When it comes to future bets, the big boys talk about choice: choice to engage or refrain. What about your right to succeed, should you engage? This is the biggest question of them all, and one nobody is asking. Sure, we talk about competitive landscapes and go-to-market advantages, but I’m talking about something deeper and simpler: What is your right to future relevance?
Do you know how big I am?, I used to be awesome, these are my clients, I have a rich uncle (sorry, I mean investor), I got here first, I have cool friends, I am super popular are the answers we get to substantiate business cases, and even when you substitute the words for numbers and case studies, the narrative remains vapid because the question remains unanswered: As a customer I want to know what about you, your organisation, your tech, your vision, your leadership, your products, your aspirations, makes you worthy of survival, gives you a right to remain relevant in a changing world.
Banks tend to answer that by essentially saying because this can’t happen without me, which is both untrue and irrelevant. Startups tend to get hung up on driving that fact home: this can and will happen without you. Sure thing. I actually agree. But it still doesn’t guarantee it won’t happen without you little upstart. You’re not exempt from having to stake a right to relevance.

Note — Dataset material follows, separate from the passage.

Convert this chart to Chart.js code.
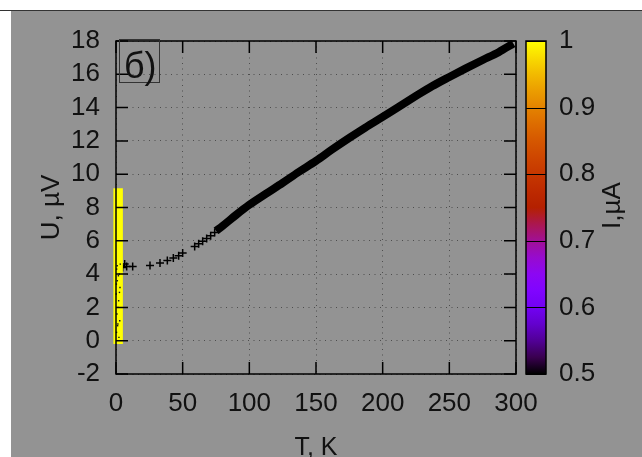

In human history, from the evolution or literature genres to the maturation of sociopolitical systems, the law of unintended consequences always has a stronger hand than the best laid plans of men, bankers and 23-year-old CEOs alike. It’s good to think of the bigger picture, but don’t let your market valuation or your success with raising a series A go to your head. The world doesn’t owe you a living, and the world doesn’t owe you a continuation of what happened hitherto. If you have worked out your strengths and what the future holds, prove it by staking your right to relevance. Not in rhetoric, but in sales. The world doesn’t owe you a living, but your customers may choose to grant it anyway. How about focusing on them?